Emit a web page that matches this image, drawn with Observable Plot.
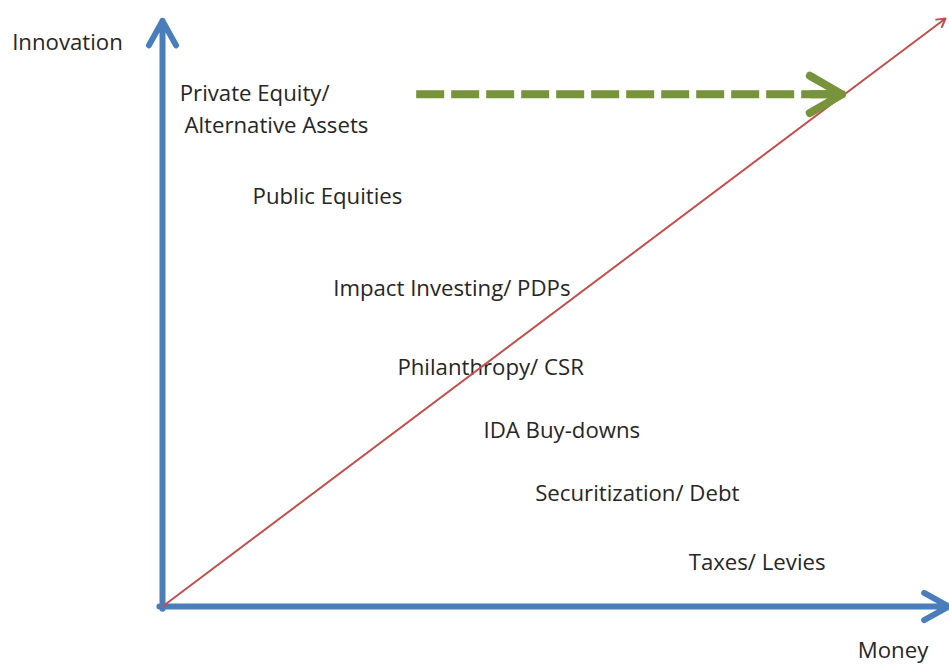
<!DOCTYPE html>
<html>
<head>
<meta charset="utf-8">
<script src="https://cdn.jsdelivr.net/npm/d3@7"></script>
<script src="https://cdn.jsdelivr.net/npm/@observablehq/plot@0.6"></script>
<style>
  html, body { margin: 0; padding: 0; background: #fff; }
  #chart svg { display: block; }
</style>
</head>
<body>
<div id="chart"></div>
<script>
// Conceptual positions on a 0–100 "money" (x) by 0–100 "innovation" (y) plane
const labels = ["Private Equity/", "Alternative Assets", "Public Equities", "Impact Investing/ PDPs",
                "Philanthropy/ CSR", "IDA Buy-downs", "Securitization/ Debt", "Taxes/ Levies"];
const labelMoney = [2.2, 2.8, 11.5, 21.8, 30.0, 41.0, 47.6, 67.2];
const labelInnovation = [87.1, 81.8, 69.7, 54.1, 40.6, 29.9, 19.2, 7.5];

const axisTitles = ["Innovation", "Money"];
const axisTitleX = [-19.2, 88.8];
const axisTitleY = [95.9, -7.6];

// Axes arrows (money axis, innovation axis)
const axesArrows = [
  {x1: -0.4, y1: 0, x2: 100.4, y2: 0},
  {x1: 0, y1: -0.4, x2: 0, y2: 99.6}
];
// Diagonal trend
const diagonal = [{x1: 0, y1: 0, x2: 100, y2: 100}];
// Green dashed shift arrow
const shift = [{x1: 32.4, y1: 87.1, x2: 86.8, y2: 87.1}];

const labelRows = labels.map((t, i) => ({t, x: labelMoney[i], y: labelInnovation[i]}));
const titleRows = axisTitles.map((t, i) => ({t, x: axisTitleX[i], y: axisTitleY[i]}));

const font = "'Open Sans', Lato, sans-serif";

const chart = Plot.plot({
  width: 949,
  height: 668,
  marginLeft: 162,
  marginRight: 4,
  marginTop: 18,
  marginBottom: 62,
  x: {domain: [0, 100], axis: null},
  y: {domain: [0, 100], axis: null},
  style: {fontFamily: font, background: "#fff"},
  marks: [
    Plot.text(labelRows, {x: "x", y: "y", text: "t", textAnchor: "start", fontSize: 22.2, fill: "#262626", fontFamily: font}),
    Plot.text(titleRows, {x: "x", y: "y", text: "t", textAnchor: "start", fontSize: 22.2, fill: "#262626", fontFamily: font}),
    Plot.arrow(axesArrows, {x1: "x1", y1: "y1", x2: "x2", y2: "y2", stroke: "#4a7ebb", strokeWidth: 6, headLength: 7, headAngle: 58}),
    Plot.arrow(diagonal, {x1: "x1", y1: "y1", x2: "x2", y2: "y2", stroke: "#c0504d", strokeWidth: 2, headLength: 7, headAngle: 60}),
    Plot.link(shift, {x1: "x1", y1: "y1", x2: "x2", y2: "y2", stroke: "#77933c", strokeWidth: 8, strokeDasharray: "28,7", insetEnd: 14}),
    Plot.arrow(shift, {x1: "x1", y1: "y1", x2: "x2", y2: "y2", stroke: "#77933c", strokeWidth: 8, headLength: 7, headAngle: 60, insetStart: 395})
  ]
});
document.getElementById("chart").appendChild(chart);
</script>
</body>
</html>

▸ What needs to be done:
Print the listing above in full, exactly as written. Omit any pictures.

▸ Output of the exercise:
Emit a web page that matches this image, drawn with Observable Plot.
<!DOCTYPE html>
<html>
<head>
<meta charset="utf-8">
<script src="https://cdn.jsdelivr.net/npm/d3@7"></script>
<script src="https://cdn.jsdelivr.net/npm/@observablehq/plot@0.6"></script>
<style>
  html, body { margin: 0; padding: 0; background: #fff; }
  #chart svg { display: block; }
</style>
</head>
<body>
<div id="chart"></div>
<script>
// Conceptual positions on a 0–100 "money" (x) by 0–100 "innovation" (y) plane
const labels = ["Private Equity/", "Alternative Assets", "Public Equities", "Impact Investing/ PDPs",
                "Philanthropy/ CSR", "IDA Buy-downs", "Securitization/ Debt", "Taxes/ Levies"];
const labelMoney = [2.2, 2.8, 11.5, 21.8, 30.0, 41.0, 47.6, 67.2];
const labelInnovation = [87.1, 81.8, 69.7, 54.1, 40.6, 29.9, 19.2, 7.5];

const axisTitles = ["Innovation", "Money"];
const axisTitleX = [-19.2, 88.8];
const axisTitleY = [95.9, -7.6];

// Axes arrows (money axis, innovation axis)
const axesArrows = [
  {x1: -0.4, y1: 0, x2: 100.4, y2: 0},
  {x1: 0, y1: -0.4, x2: 0, y2: 99.6}
];
// Diagonal trend
const diagonal = [{x1: 0, y1: 0, x2: 100, y2: 100}];
// Green dashed shift arrow
const shift = [{x1: 32.4, y1: 87.1, x2: 86.8, y2: 87.1}];

const labelRows = labels.map((t, i) => ({t, x: labelMoney[i], y: labelInnovation[i]}));
const titleRows = axisTitles.map((t, i) => ({t, x: axisTitleX[i], y: axisTitleY[i]}));

const font = "'Open Sans', Lato, sans-serif";

const chart = Plot.plot({
  width: 949,
  height: 668,
  marginLeft: 162,
  marginRight: 4,
  marginTop: 18,
  marginBottom: 62,
  x: {domain: [0, 100], axis: null},
  y: {domain: [0, 100], axis: null},
  style: {fontFamily: font, background: "#fff"},
  marks: [
    Plot.text(labelRows, {x: "x", y: "y", text: "t", textAnchor: "start", fontSize: 22.2, fill: "#262626", fontFamily: font}),
    Plot.text(titleRows, {x: "x", y: "y", text: "t", textAnchor: "start", fontSize: 22.2, fill: "#262626", fontFamily: font}),
    Plot.arrow(axesArrows, {x1: "x1", y1: "y1", x2: "x2", y2: "y2", stroke: "#4a7ebb", strokeWidth: 6, headLength: 7, headAngle: 58}),
    Plot.arrow(diagonal, {x1: "x1", y1: "y1", x2: "x2", y2: "y2", stroke: "#c0504d", strokeWidth: 2, headLength: 7, headAngle: 60}),
    Plot.link(shift, {x1: "x1", y1: "y1", x2: "x2", y2: "y2", stroke: "#77933c", strokeWidth: 8, strokeDasharray: "28,7", insetEnd: 14}),
    Plot.arrow(shift, {x1: "x1", y1: "y1", x2: "x2", y2: "y2", stroke: "#77933c", strokeWidth: 8, headLength: 7, headAngle: 60, insetStart: 395})
  ]
});
document.getElementById("chart").appendChild(chart);
</script>
</body>
</html>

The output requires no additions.